Extract the lines from the start through the line that holds "const titleText = '¿Abraza", both included, omitting all images.

"""

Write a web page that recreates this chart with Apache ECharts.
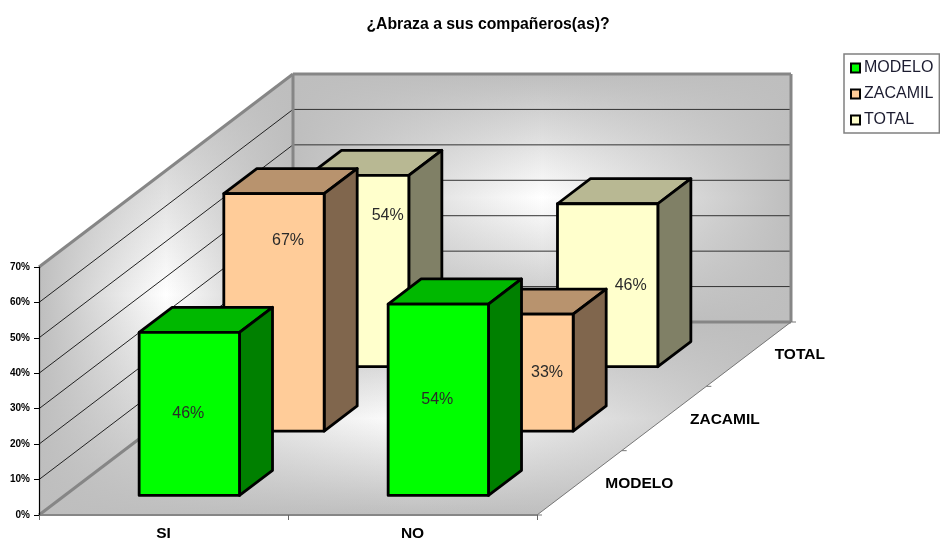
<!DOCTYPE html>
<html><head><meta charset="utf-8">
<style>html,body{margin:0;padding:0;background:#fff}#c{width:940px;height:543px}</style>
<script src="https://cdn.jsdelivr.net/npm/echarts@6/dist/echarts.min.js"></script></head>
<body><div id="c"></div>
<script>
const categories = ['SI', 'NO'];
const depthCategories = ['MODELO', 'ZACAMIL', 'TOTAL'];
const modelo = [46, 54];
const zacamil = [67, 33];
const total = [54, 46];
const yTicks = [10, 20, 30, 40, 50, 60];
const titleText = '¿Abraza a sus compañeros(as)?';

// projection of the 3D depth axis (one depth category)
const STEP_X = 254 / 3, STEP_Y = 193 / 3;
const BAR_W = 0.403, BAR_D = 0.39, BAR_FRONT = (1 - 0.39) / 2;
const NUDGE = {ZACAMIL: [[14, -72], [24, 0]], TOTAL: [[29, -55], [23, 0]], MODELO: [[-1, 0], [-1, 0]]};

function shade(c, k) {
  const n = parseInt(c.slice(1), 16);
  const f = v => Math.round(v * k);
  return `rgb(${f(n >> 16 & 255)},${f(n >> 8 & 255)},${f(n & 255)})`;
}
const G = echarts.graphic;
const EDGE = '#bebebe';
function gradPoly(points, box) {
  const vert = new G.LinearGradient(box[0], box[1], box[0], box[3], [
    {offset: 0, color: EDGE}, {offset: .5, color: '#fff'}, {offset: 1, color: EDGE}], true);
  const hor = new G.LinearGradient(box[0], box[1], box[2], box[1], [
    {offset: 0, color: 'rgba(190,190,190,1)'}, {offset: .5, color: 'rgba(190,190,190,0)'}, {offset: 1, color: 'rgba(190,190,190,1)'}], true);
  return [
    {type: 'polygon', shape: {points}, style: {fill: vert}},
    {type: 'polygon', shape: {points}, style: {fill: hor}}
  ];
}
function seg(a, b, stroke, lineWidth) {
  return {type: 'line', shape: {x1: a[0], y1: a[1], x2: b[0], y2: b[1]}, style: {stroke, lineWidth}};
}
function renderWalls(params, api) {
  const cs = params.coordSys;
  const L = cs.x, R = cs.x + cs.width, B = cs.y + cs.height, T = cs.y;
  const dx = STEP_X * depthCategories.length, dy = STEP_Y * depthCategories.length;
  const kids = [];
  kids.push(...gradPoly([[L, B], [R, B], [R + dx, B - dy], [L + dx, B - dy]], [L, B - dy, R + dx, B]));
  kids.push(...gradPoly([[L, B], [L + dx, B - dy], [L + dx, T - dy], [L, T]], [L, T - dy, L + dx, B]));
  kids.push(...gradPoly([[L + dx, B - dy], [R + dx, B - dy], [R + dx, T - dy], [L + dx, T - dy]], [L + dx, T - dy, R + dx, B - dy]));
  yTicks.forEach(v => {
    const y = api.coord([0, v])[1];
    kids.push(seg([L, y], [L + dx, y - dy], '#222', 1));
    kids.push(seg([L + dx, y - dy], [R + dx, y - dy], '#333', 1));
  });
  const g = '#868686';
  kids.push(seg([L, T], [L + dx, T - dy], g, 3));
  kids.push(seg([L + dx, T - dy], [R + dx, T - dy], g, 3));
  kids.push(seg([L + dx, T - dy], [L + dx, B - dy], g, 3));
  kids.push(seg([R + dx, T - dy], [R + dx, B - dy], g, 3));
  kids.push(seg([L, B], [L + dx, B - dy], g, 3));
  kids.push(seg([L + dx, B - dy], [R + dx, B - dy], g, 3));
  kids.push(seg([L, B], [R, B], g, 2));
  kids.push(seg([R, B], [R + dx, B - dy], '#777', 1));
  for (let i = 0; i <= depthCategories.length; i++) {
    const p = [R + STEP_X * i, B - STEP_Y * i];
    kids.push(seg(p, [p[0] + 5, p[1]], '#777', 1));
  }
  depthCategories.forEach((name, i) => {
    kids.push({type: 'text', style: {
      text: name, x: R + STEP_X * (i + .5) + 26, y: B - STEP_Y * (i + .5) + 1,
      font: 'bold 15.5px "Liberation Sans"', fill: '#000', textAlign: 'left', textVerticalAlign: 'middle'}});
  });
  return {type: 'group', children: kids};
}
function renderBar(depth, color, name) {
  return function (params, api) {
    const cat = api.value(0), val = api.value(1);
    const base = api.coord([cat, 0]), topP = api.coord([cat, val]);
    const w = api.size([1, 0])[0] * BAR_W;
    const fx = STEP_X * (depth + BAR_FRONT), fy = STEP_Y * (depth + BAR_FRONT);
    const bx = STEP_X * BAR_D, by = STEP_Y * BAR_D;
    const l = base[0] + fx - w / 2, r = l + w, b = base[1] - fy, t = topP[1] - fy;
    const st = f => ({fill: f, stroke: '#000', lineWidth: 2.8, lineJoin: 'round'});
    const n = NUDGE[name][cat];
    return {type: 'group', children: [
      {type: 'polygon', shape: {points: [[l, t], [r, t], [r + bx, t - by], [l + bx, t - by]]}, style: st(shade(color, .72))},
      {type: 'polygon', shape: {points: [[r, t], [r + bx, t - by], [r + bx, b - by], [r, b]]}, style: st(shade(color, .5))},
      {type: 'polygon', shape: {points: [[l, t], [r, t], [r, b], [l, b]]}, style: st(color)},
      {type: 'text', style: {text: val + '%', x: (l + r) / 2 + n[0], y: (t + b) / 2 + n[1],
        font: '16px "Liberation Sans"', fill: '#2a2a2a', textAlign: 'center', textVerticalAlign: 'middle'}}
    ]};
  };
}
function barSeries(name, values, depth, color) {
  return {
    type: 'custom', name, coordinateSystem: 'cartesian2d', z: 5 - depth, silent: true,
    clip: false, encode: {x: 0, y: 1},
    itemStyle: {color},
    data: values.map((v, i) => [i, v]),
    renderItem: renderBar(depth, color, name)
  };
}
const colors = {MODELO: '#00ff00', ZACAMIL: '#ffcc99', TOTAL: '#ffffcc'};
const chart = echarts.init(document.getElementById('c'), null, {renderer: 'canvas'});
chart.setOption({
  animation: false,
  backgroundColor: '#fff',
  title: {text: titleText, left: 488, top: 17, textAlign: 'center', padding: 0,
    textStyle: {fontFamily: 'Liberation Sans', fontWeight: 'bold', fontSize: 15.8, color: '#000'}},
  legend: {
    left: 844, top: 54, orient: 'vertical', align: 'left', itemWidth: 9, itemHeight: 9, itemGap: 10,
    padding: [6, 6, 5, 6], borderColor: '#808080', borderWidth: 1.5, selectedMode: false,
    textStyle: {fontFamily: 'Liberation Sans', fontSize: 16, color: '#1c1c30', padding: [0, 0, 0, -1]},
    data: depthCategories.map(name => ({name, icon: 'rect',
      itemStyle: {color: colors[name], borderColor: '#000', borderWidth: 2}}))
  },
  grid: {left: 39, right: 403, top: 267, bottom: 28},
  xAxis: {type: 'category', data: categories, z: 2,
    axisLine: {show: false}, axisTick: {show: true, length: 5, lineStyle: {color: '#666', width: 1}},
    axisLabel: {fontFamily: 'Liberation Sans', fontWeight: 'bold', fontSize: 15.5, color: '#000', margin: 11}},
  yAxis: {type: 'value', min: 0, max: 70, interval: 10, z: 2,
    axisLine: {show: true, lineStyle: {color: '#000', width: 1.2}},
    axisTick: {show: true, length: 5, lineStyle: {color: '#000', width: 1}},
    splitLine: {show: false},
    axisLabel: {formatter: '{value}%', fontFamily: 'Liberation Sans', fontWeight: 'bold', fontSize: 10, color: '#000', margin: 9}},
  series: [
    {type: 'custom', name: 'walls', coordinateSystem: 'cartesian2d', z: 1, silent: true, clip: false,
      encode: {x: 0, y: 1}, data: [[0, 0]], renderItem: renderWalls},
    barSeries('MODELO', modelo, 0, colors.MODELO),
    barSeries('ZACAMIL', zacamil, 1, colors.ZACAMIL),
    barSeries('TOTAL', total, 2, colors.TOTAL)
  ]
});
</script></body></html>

"""

## Correct result
Write a web page that recreates this chart with Apache ECharts.
<!DOCTYPE html>
<html><head><meta charset="utf-8">
<style>html,body{margin:0;padding:0;background:#fff}#c{width:940px;height:543px}</style>
<script src="https://cdn.jsdelivr.net/npm/echarts@6/dist/echarts.min.js"></script></head>
<body><div id="c"></div>
<script>
const categories = ['SI', 'NO'];
const depthCategories = ['MODELO', 'ZACAMIL', 'TOTAL'];
const modelo = [46, 54];
const zacamil = [67, 33];
const total = [54, 46];
const yTicks = [10, 20, 30, 40, 50, 60];
const titleText = '¿Abraza a sus compañeros(as)?';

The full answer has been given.